Two Words With a Ring Of Possibility

Democratic presidential nominee Sen. Barack Obama (D-Ill.) speaks before thousands of supporters in St. Paul, Minn., on Tuesday, as he earned enough delegates to claim his party's nomination. Obama praised his democratic challengers, especially Sen. Hillary Rodham Clinton (D-N.Y.). Video by AP
By DeNeen L. Brown
Washington Post Staff Writer
Wednesday, June 4, 2008

Black president.

Two words profound and yet contradictory. Once thought of as an oxymoron, impossible to be placed together in the same sentence, context, country -- unless followed by a question mark.

Black president? This century?

Black president -- words perhaps as foreign as "green president." And yet now, a black president seems a distinct possibility with Sen. Barack Obama heading into the general election as the Democratic presidential nominee.

Black president. The two words evoke excitement, dread, great expectations, intense fear, incomprehension, power, the breadth of possibility.

For some, those two words -- black president -- symbolize the smashing of a glass ceiling, whose splintered shards had fallen on others who had thrown rocks at it in vain.

Black president, words that carry with them the hope of the Invisible Man, the Manchild in the Promised Land, the balm on the anxiety of a Native Son.

Said with whispers.

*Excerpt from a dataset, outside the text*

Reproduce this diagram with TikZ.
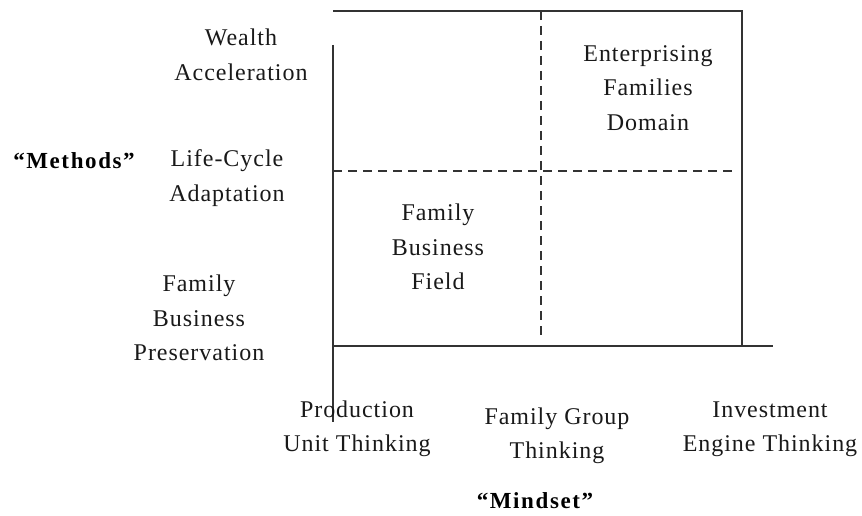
\documentclass[tikz,border=0pt]{standalone}
\usepackage{fontspec}
\setmainfont{Liberation Serif}
\newfontfamily\spacedserif[LetterSpace=4]{Liberation Serif}
\newfontfamily\spacedhead[LetterSpace=7]{Liberation Serif}
\begin{document}
\begin{tikzpicture}[x=1pt,y=-1pt,
  axis/.style={line width=2pt, draw=black!80},
  divider/.style={line width=2pt, draw=black!80, dash pattern=on 9pt off 6pt},
  lbl/.style={inner sep=0pt, align=center, text=black!90,
    font=\spacedserif\fontsize{24}{34.5}\selectfont},
  head/.style={inner sep=0pt, align=center, text=black,
    font=\spacedhead\bfseries\fontsize{23}{30}\selectfont}]
  \useasboundingbox (0,0) rectangle (862,516);

  % frame of the grid
  \coordinate (tl) at (333,11);
  \coordinate (tr) at (742,11);
  \coordinate (br) at (742,346);
  \coordinate (ytop) at (333,45);
  \coordinate (ybot) at (333,422);
  \coordinate (xl) at (333,346);
  \coordinate (xr) at (773,346);
  \coordinate (hl) at (333,171);
  \coordinate (hr) at (736,171);
  \coordinate (vt) at (541,11);
  \coordinate (vb) at (541,338);

  \draw[axis] (tl) -- (tr) -- (br);
  \draw[axis] (ytop) -- (ybot);
  \draw[axis] (xl) -- (xr);
  \draw[divider] (hl) -- (hr);
  \draw[divider] (vt) -- (vb);

  % rows
  \node[lbl] (wealth) at (241,55) {Wealth\\Acceleration};
  \node[lbl] (life) at (227,178) {Life-Cycle\\Adaptation};
  \node[lbl] (pres) at (199,318) {Family\\Business\\Preservation};
  \node[head] (methods) at (74,161) {“Methods”};

  % cells
  \node[lbl] (efd) at (648,88) {Enterprising\\Families\\Domain};
  \node[lbl] (fbf) at (438,247) {Family\\Business\\Field};

  % columns
  \node[lbl] (prod) at (357,429) {Production\\Unit Thinking};
  \node[lbl] (group) at (557,436) {Family Group\\Thinking};
  \node[lbl] (invest) at (770,429) {Investment\\Engine Thinking};
  \node[head] (mindset) at (535,501) {“Mindset”};
\end{tikzpicture}
\end{document}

And gasps. Exhaled as if the accumulation of all the troubles of a people would be over, though those who know better know also that that won't happen.

"Black president. Is there still racism in this society? Of course there is. But it is not nearly the level of racism that would make the idea of the words 'black president' sound ridiculous," says Roger Wilkins, professor emeritus at George Mason University. "Black president. . . . It is not as if one morning I woke up and turned on the radio and I heard someone say 'black president,' I would drop my teeth. This has been gradual. When I hear it, I think as someone who has taught history for the last 25 years; I think our country has come a long way."

Wilkins adds: "There is a very deep joy and pride when I listen to the words 'black' and 'president' applied to a walking, breathing person who carries African genes in his body and soul."

And yet, for others, there is symbolism of a different kind. A symbolism of fear. Geraldine Ferraro, the first female vice presidential candidate, has said Obama is a candidate for president only because he's black. And she's raised the specter, in her recent writings, of a "reverse racism" that some whites fear under a black president.

"They're upset because they don't expect to be treated fairly because they're white," Ferraro wrote Sunday in the Boston Globe, adding, "They don't believe he understands them and their problems."